**Your goal**: Copy the lines of the data below exactly, starting at the first and stopping after the line that contains "PERIOD = 5.5"; include no pictures.

**Provided data**:
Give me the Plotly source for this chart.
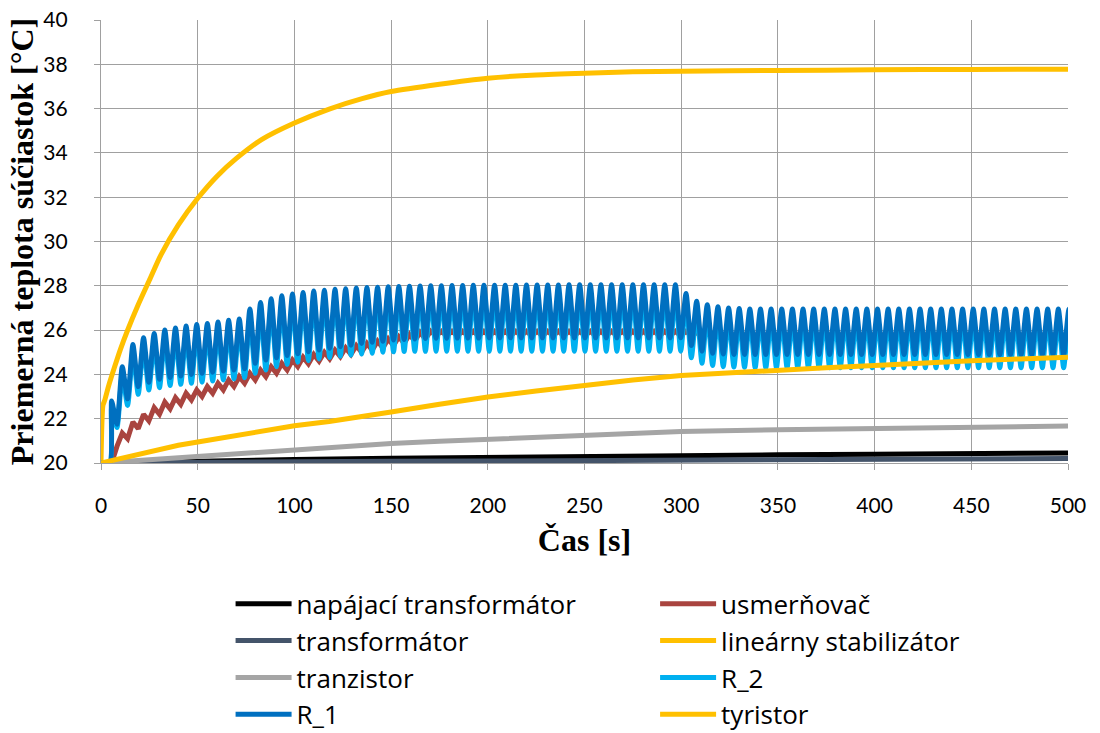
import plotly.graph_objects as go

# ---------------- data ----------------
PERIOD = 5.5  # s, switching period of the oscillating components

# smooth curves: time [s] and temperature [°C]
t_lin = [0, 1, 2, 4, 7, 10, 14, 19, 25, 31, 40, 50, 60, 70, 83, 100, 118, 135,
         150, 175, 200, 225, 250, 275, 300, 350, 400, 450, 500]
lin_stab = [20.0, 22.6, 22.85, 23.5, 24.33, 25.12, 26.05, 27.1, 28.25, 29.4, 30.75,
            31.95, 32.95, 33.75, 34.6, 35.35, 35.98, 36.45, 36.77, 37.1, 37.37,
            37.52, 37.6, 37.66, 37.69, 37.72, 37.75, 37.77, 37.78]

t_tyr = [0, 5, 10, 20, 30, 40, 50, 60, 70, 80, 90, 100, 118, 135, 150, 175, 200,
         225, 250, 275, 300, 325, 350, 375, 400, 425, 450, 475, 500]
tyristor = [20.0, 20.1, 20.25, 20.45, 20.65, 20.8, 20.95, 21.1, 21.25, 21.4, 21.55,
            21.68, 21.87, 22.08, 22.3, 22.65, 22.98, 23.25, 23.52, 23.75, 23.95,
            24.08, 24.18, 24.3, 24.4, 24.52, 24.62, 24.7, 24.77]

t_tranz = [0, 25, 50, 75, 100, 125, 150, 175, 200, 225, 250, 275, 300, 350, 400, 450, 500]
tranzistor = [20.0, 20.15, 20.3, 20.47, 20.62, 20.75, 20.88, 20.98, 21.07, 21.18,
              21.28, 21.35, 21.42, 21.5, 21.56, 21.62, 21.67]

t_trafo = [0, 50, 100, 150, 200, 250, 300, 350, 400, 450, 500]
napajaci = [20.0, 20.1, 20.16, 20.21, 20.26, 20.3, 20.33, 20.37, 20.4, 20.43, 20.45]
transformator = [20.0, 20.04, 20.06, 20.08, 20.09, 20.1, 20.11, 20.13, 20.15, 20.18, 20.2]

# oscillating curves: value at each peak (t = k*PERIOD) and trough (t = k*PERIOD + PERIOD/2)
r1_peaks = [22.8, 24.35, 25.35, 25.65, 25.85, 26.0, 26.1, 26.18, 26.25, 26.3,
            26.37, 26.44, 26.5, 26.95, 27.25, 27.42, 27.55, 27.63, 27.7, 27.76,
            27.8, 27.84, 27.87, 27.9, 27.92, 27.94, 27.96, 27.97, 27.98, 27.99,
            28.0, 28.0, 28.01, 28.01, 28.02, 28.02, 28.03, 28.03, 28.03, 28.04,
            28.04, 28.04, 28.04, 28.05, 28.05, 28.05, 28.05, 28.05, 28.05, 28.05,
            28.05, 28.05, 28.05, 28.05, 27.65, 27.3, 27.15, 27.05, 27.0, 26.97] + [26.95] * 31
r1_troughs = [21.75, 22.9, 23.45, 23.65, 23.78, 23.86, 23.93, 24.0, 24.05, 24.1,
              24.15, 24.2, 24.25, 24.5, 24.65, 24.75, 24.85, 24.93, 25.02, 25.1,
              25.18, 25.25, 25.32, 25.4, 25.45, 25.5, 25.55, 25.58, 25.6, 25.62,
              25.63, 25.63, 25.64, 25.64, 25.64, 25.65, 25.65, 25.65, 25.65, 25.65,
              25.65, 25.65, 25.65, 25.65, 25.65, 25.65, 25.65, 25.65, 25.65, 25.65,
              25.65, 25.65, 25.65, 25.65, 25.3, 25.05, 24.95, 24.92, 24.9, 24.9] + [24.9] * 31

r2_peaks = [22.5, 24.0, 25.0, 25.3, 25.5, 25.65, 25.75, 25.83, 25.9, 25.95,
            26.02, 26.09, 26.15, 26.6, 26.9, 27.07, 27.2, 27.28, 27.35, 27.41,
            27.45, 27.49, 27.52, 27.55, 27.57, 27.59, 27.61, 27.62, 27.63, 27.64,
            27.65, 27.65, 27.66, 27.66, 27.67, 27.67, 27.68, 27.68, 27.68, 27.69,
            27.69, 27.69, 27.69, 27.7, 27.7, 27.7, 27.7, 27.7, 27.7, 27.7,
            27.7, 27.7, 27.7, 27.7, 27.3, 26.95, 26.8, 26.7, 26.65, 26.62] + [26.6] * 31
r2_troughs = [21.6, 22.6, 23.1, 23.3, 23.4, 23.5, 23.55, 23.6, 23.65, 23.7,
              23.75, 23.8, 23.85, 24.05, 24.2, 24.35, 24.45, 24.55, 24.62, 24.7,
              24.76, 24.82, 24.87, 24.92, 24.96, 25.0, 25.02, 25.03, 25.04, 25.04,
              25.05, 25.05, 25.05, 25.05, 25.05, 25.05, 25.05, 25.05, 25.05, 25.05,
              25.05, 25.05, 25.05, 25.05, 25.05, 25.05, 25.05, 25.05, 25.05, 25.05,
              25.05, 25.05, 25.05, 25.05, 24.75, 24.5, 24.4, 24.35, 24.33, 24.32] + [24.3] * 31

usm_peaks = [20.0, 21.35, 21.85, 22.2, 22.5, 22.75, 22.95, 23.15, 23.3, 23.45,
             23.6, 23.75, 23.9, 24.05, 24.2, 24.35, 24.5, 24.65, 24.78, 24.9,
             25.0, 25.1, 25.2, 25.3, 25.4, 25.5, 25.6, 25.7, 25.8, 25.9,
             25.95, 25.95, 25.95, 25.95, 25.95, 25.95, 25.95, 25.95, 25.95, 25.95,
             25.95, 25.95, 25.95, 25.95, 25.95, 25.95, 25.95, 25.95, 25.95, 25.95,
             25.95, 25.95, 25.95, 25.95, 25.95, 25.9, 25.9, 25.9, 25.9, 25.9] + [25.9] * 31
usm_troughs = [20.75, 21.1, 21.55, 21.9, 22.2, 22.45, 22.65, 22.85, 23.0, 23.15,
               23.3, 23.45, 23.6, 23.75, 23.9, 24.05, 24.2, 24.35, 24.48, 24.6,
               24.7, 24.8, 24.9, 25.0, 25.1, 25.2, 25.3, 25.4, 25.5, 25.6,
               25.75, 25.75, 25.75, 25.75, 25.75, 25.75, 25.75, 25.75, 25.75, 25.75,
               25.75, 25.75, 25.75, 25.75, 25.75, 25.75, 25.75, 25.75, 25.75, 25.75,
               25.75, 25.75, 25.75, 25.75, 25.75, 25.75, 25.75, 25.75, 25.75, 25.75] + [25.75] * 31


def zigzag(peaks, troughs, t_on):
    xs, ys = [0, t_on], [20.0, 20.0]
    for k, (p, q) in enumerate(zip(peaks, troughs), start=1):
        xs += [k * PERIOD, k * PERIOD + PERIOD / 2]
        ys += [p, q]
    return xs, ys


x_r1, y_r1 = zigzag(r1_peaks, r1_troughs, 4.6)
x_r2, y_r2 = zigzag(r2_peaks, r2_troughs, 4.6)
x_us, y_us = zigzag(usm_peaks, usm_troughs, 5.5)

# ---------------- figure ----------------
LW = 5
C_BLACK = '#000000'
C_RED = '#A9443F'
C_SLATE = '#44546A'
C_GOLD = '#FFC000'
C_GRAY = '#A5A5A5'
C_LBLUE = '#00B0F0'
C_BLUE = '#0070C0'

fig = go.Figure()
traces = [
    ('napájací transformátor', t_trafo, napajaci, C_BLACK, 'legend', 'linear'),
    ('usmerňovač', x_us, y_us, C_RED, 'legend2', 'linear'),
    ('transformátor', t_trafo, transformator, C_SLATE, 'legend', 'linear'),
    ('lineárny stabilizátor', t_lin, lin_stab, C_GOLD, 'legend2', 'spline'),
    ('tranzistor', t_tranz, tranzistor, C_GRAY, 'legend', 'linear'),
    ('R_2', x_r2, y_r2, C_LBLUE, 'legend2', 'spline'),
    ('R_1', x_r1, y_r1, C_BLUE, 'legend', 'spline'),
    ('tyristor', t_tyr, tyristor, C_GOLD, 'legend2', 'linear'),
]
for name, xs, ys, col, leg, shape in traces:
    fig.add_trace(go.Scatter(x=xs, y=ys, name=name, mode='lines',
                             line=dict(color=col, width=LW, shape=shape,
                                       smoothing=0.6 if shape == 'spline' else None),
                             legend=leg))

GRID = '#A0A0A0'
tick_font = dict(family='Lato', size=21, color='black')
title_font = dict(family='Liberation Serif', size=32, color='black', weight='bold')
leg_font = dict(family='Open Sans', size=26, color='black')

fig.update_xaxes(range=[0, 500], dtick=50, tick0=0, showgrid=True, gridcolor=GRID,
                 gridwidth=1.3, showline=True, linecolor=GRID, linewidth=1.3,
                 ticks='outside', ticklen=6, tickcolor=GRID, tickfont=tick_font,
                 zeroline=False, ticklabelstandoff=18,
                 title=dict(text='Čas [s]', font=title_font, standoff=12))
fig.update_yaxes(range=[20, 40], dtick=2, tick0=20, showgrid=True, gridcolor=GRID,
                 gridwidth=1.3, showline=True, linecolor=GRID, linewidth=1.3,
                 ticks='outside', ticklen=6, tickcolor=GRID, tickfont=tick_font,
                 zeroline=False, ticklabelstandoff=22,
                 title=dict(text='Priemerná teplota súčiastok [°C]', font=title_font, standoff=0))

fig.update_layout(
    width=1100, height=733,
    margin=dict(l=101, r=32, t=20, b=270, autoexpand=False),
    plot_bgcolor='white', paper_bgcolor='white',
    showlegend=True,
    legend=dict(x=0.134, y=-0.265, xanchor='left', yanchor='top', font=leg_font,
                tracegroupgap=0, itemwidth=56, bgcolor='rgba(0,0,0,0)'),
    legend2=dict(x=0.573, y=-0.265, xanchor='left', yanchor='top', font=leg_font,
                 tracegroupgap=0, itemwidth=56, bgcolor='rgba(0,0,0,0)'),
)

fig.write_html('out.html', config={'displayModeBar': False},
               post_script="document.body.style.margin='0px';")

**Result of the exercise**:
Give me the Plotly source for this chart.
import plotly.graph_objects as go

# ---------------- data ----------------
PERIOD = 5.5  # s, switching period of the oscillating components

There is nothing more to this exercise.